If you’re already a fan of Fritz Lang, I probably don’t need to convince you to see Man Hunt; it’s among his best work while in Hollywood. If you’re not hip to the genius that is Mr. Lang however, you still owe it to yourself to give this one a chance, as I’ve never met a person yet that doesn’t like a film that features amazing suspense and a good game of cat and mouse, and Man Hunt is among the best you’ll find.
20th Century Fox issues Man Hunt on DVD for the first time ever, and they definitely don’t disappoint. Presented in its original full frame aspect ratio, the film looks fantastic, and outside of a minor scratch here and there is virtually flawless. Fox must take good care of their prints, as most of their DVD releases for classic films from the 40s and 50s look immaculate and this is no different. Audio is presented in both Dolby Digital mono for the purists and a simple 2-channel stereo mix for those that want something a bit more modern. Both of them sound crisp and clear, and I doubt those that don’t want their classics to be updated will find much to pick at when it comes to the stereo track.
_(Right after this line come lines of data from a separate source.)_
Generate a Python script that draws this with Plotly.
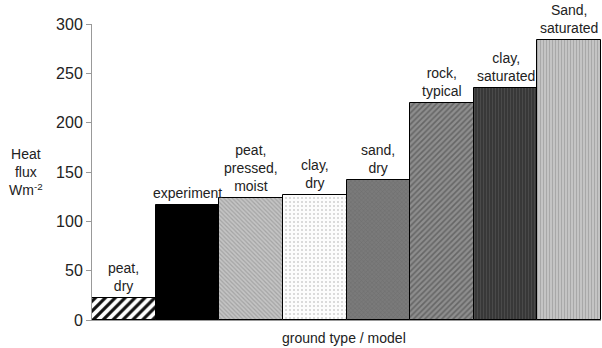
import plotly.graph_objects as go

categories = ["peat,<br>dry", "experiment", "peat,<br>pressed,<br>moist", "clay,<br>dry",
              "sand,<br>dry", "rock,<br>typical", "clay,<br>saturated", "Sand,<br>saturated"]
values = [22, 117, 124, 127, 142, 220, 235, 284]
y_ticks = [0, 50, 100, 150, 200, 250, 300]

shapes_p = ["/", "", "\\", ".", "x", "/", "|", "|"]
bgcolors = ["#ffffff", "#000000", "#c4c4c4", "#fdfdfd", "#7a7a7a", "#8e8e8e", "#383838", "#c4c4c4"]
fgcolors = ["#111111", "#000000", "#a4a4a4", "#d0d0d0", "#6c6c6c", "#666666", "#4a4a4a", "#a8a8a8"]
psizes = [7, 4, 3, 4, 3, 4, 3, 3]
solid = [0.45, 0.3, 0.4, 0.2, 0.3, 0.4, 0.35, 0.35]

fig = go.Figure()
for i, v in enumerate(values):
    fig.add_trace(go.Bar(
        x=[i], y=[v], width=1,
        marker=dict(
            color=bgcolors[i],
            line=dict(color="#000000", width=1),
            pattern=dict(shape=shapes_p[i], fgcolor=fgcolors[i], fgopacity=1,
                         size=psizes[i], solidity=solid[i], fillmode="overlay"),
        ),
        showlegend=False, hoverinfo="skip",
    ))

for i, (c, v) in enumerate(zip(categories, values)):
    fig.add_annotation(x=i, y=v, text=c, showarrow=False, yanchor="bottom", yshift=2,
                       font=dict(family="Liberation Sans, Arial", size=14, color="#222222"))

fig.add_annotation(xref="paper", yref="y", x=-0.13, y=150, text="Heat<br>flux<br>Wm<sup>-2</sup>",
                   showarrow=False, xanchor="center", yanchor="middle",
                   font=dict(family="Liberation Sans, Arial", size=14, color="#222222"))

fig.add_annotation(xref="paper", yref="paper", x=0.496, y=0, yshift=-18,
                   text="ground type / model", showarrow=False, xanchor="center", yanchor="middle",
                   font=dict(family="Liberation Sans, Arial", size=14, color="#222222"))

fig.update_layout(
    width=602, height=348,
    margin=dict(l=92, r=1, t=24, b=28),
    paper_bgcolor="white", plot_bgcolor="white",
    barmode="overlay", bargap=0,
    font=dict(family="Liberation Sans, Arial", color="#222222"),
    xaxis=dict(range=[-0.5, 7.5], showticklabels=False, ticks="", showgrid=False, zeroline=False,
               showline=True, linecolor="#999999", linewidth=1, automargin=False),
    yaxis=dict(range=[0, 300], tickvals=y_ticks, ticks="outside", ticklen=5, tickcolor="#999999",
               showgrid=False, zeroline=False, showline=True, linecolor="#999999", linewidth=1,
               tickfont=dict(size=16, color="#222222"), automargin=False),
)

fig.write_html("out.html", config={"displayModeBar": False},
               post_script="document.body.style.margin='0';")
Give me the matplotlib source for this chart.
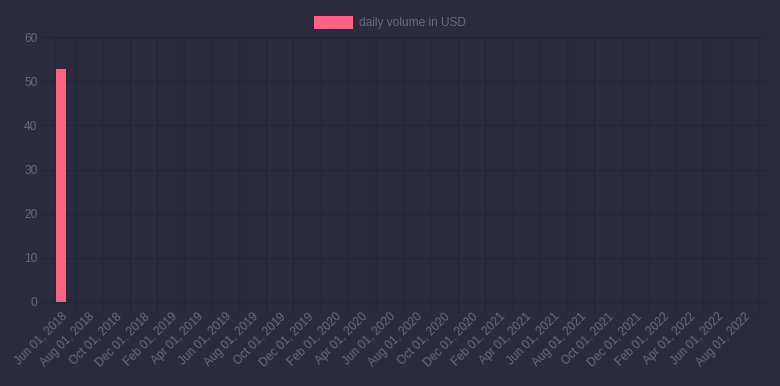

Extras include a featurette entitled “Rogue Male: The Making of Man Hunt”, which has a number of film historians and authors (many of the same that are featured in many of Fox’s classic releases, like the John Brahm boxset) speaking about Lang’s storied career, Man Hunt itself, and the reverberations it caused due to a pact the US had made with Germany in regards to not being aggressive with one another. Patrick McGilligan, who is among the speakers in the making of, also provides a full length commentary for the film, which provides much of the same information, but in much greater detail. Also included is a short demonstration showing the work that went into the restoration of the film, a handful of galleries that show off stills, advertising, and artwork, and of course the film’s original theatrical trailer. At around $10, there’s no reason not to pick this up.